## [SUPPLIED INFORMATION]
## BEGIN
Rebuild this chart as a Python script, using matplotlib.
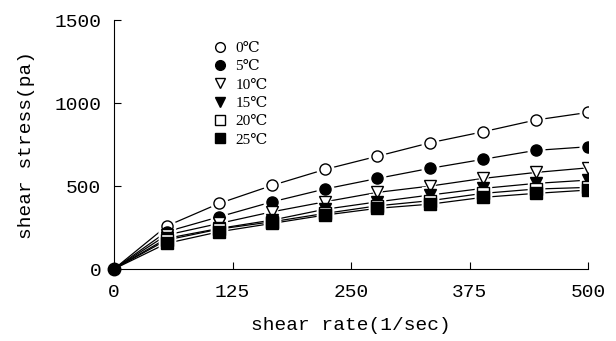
import matplotlib
matplotlib.use("Agg")
import matplotlib.pyplot as plt
from matplotlib.lines import Line2D

shear_rate = [0, 55.6, 111.1, 166.7, 222.2, 277.8, 333.3, 388.9, 444.4, 500]
temps = ["0℃", "5℃", "10℃", "15℃", "20℃", "25℃"]
stress_0 = [0, 259, 396, 504, 600, 680, 761, 827, 898, 944]
stress_5 = [0, 225, 315, 405, 482, 546, 607, 661, 715, 737]
stress_10 = [0, 205, 275, 345, 405, 462, 500, 546, 582, 610]
stress_15 = [0, 185, 245, 295, 360, 405, 446, 486, 516, 536]
stress_20 = [0, 175, 241, 285, 335, 381, 412, 456, 482, 492]
stress_25 = [0, 155, 225, 275, 325, 366, 391, 432, 456, 476]
series = [stress_0, stress_5, stress_10, stress_15, stress_20, stress_25]
x_ticks = [0, 125, 250, 375, 500]
y_ticks = [0, 500, 1000, 1500]

markers = ["o", "o", "v", "v", "s", "s"]
fills = ["white", "black", "white", "black", "white", "black"]

fig = plt.figure(figsize=(6.16, 3.41), dpi=100)
ax = fig.add_axes([0.185, 0.211, 0.770, 0.730])

mono = "Liberation Mono"
for ys, m, fc in zip(series, markers, fills):
    ax.plot(shear_rate, ys, color="black", lw=0.9, zorder=2)
    ax.plot(shear_rate[1:], ys[1:], ls="none", marker=m, ms=12,
            mfc="white", mec="white", zorder=3)
for ys, m, fc in zip(series, markers, fills):
    ax.plot(shear_rate[1:], ys[1:], ls="none", marker=m, ms=8,
            mfc=fc, mec="black", mew=1.0, zorder=4)
ax.plot([0], [0], ls="none", marker="o", ms=9, mfc="black", mec="black",
        zorder=5, clip_on=False)

ax.set_xlim(0, 500)
ax.set_ylim(0, 1500)
ax.set_xticks(x_ticks)
ax.set_yticks(y_ticks)
ax.set_xticklabels([str(v) for v in x_ticks], fontfamily=mono, fontsize=14)
ax.set_yticklabels([str(v) for v in y_ticks], fontfamily=mono, fontsize=14)
ax.tick_params(axis="both", direction="in", length=5, width=0.8)
ax.tick_params(axis="x", pad=11)
ax.tick_params(axis="y", pad=9)
ax.spines["top"].set_visible(False)
ax.spines["right"].set_visible(False)
ax.set_xlabel("shear rate(1/sec)", fontfamily=mono, fontsize=14, labelpad=11)
ax.set_ylabel("shear stress(pa)", fontfamily=mono, fontsize=14, labelpad=14)

handles = [Line2D([], [], ls="none", marker=m, ms=7, mfc=fc, mec="black", mew=1.0)
           for m, fc in zip(markers, fills)]
leg = ax.legend(handles, temps, loc="upper left", bbox_to_anchor=(0.195, 0.945),
                frameon=False, handlelength=0.8, handletextpad=0.6,
                labelspacing=0.3, borderpad=0,
                prop={"family": ["Liberation Serif", "DejaVu Serif"], "size": 11})

fig.savefig("out.png", dpi=100)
## END
## [TASK DIRECTIONS]
Would you reproduce the lines above, from the very first through the line containing "zorder=5, clip_on=False)", exactly and without the pictures?

## [EXPECTED OUTPUT]
Rebuild this chart as a Python script, using matplotlib.
import matplotlib
matplotlib.use("Agg")
import matplotlib.pyplot as plt
from matplotlib.lines import Line2D

shear_rate = [0, 55.6, 111.1, 166.7, 222.2, 277.8, 333.3, 388.9, 444.4, 500]
temps = ["0℃", "5℃", "10℃", "15℃", "20℃", "25℃"]
stress_0 = [0, 259, 396, 504, 600, 680, 761, 827, 898, 944]
stress_5 = [0, 225, 315, 405, 482, 546, 607, 661, 715, 737]
stress_10 = [0, 205, 275, 345, 405, 462, 500, 546, 582, 610]
stress_15 = [0, 185, 245, 295, 360, 405, 446, 486, 516, 536]
stress_20 = [0, 175, 241, 285, 335, 381, 412, 456, 482, 492]
stress_25 = [0, 155, 225, 275, 325, 366, 391, 432, 456, 476]
series = [stress_0, stress_5, stress_10, stress_15, stress_20, stress_25]
x_ticks = [0, 125, 250, 375, 500]
y_ticks = [0, 500, 1000, 1500]

markers = ["o", "o", "v", "v", "s", "s"]
fills = ["white", "black", "white", "black", "white", "black"]

fig = plt.figure(figsize=(6.16, 3.41), dpi=100)
ax = fig.add_axes([0.185, 0.211, 0.770, 0.730])

mono = "Liberation Mono"
for ys, m, fc in zip(series, markers, fills):
    ax.plot(shear_rate, ys, color="black", lw=0.9, zorder=2)
    ax.plot(shear_rate[1:], ys[1:], ls="none", marker=m, ms=12,
            mfc="white", mec="white", zorder=3)
for ys, m, fc in zip(series, markers, fills):
    ax.plot(shear_rate[1:], ys[1:], ls="none", marker=m, ms=8,
            mfc=fc, mec="black", mew=1.0, zorder=4)
ax.plot([0], [0], ls="none", marker="o", ms=9, mfc="black", mec="black",
        zorder=5, clip_on=False)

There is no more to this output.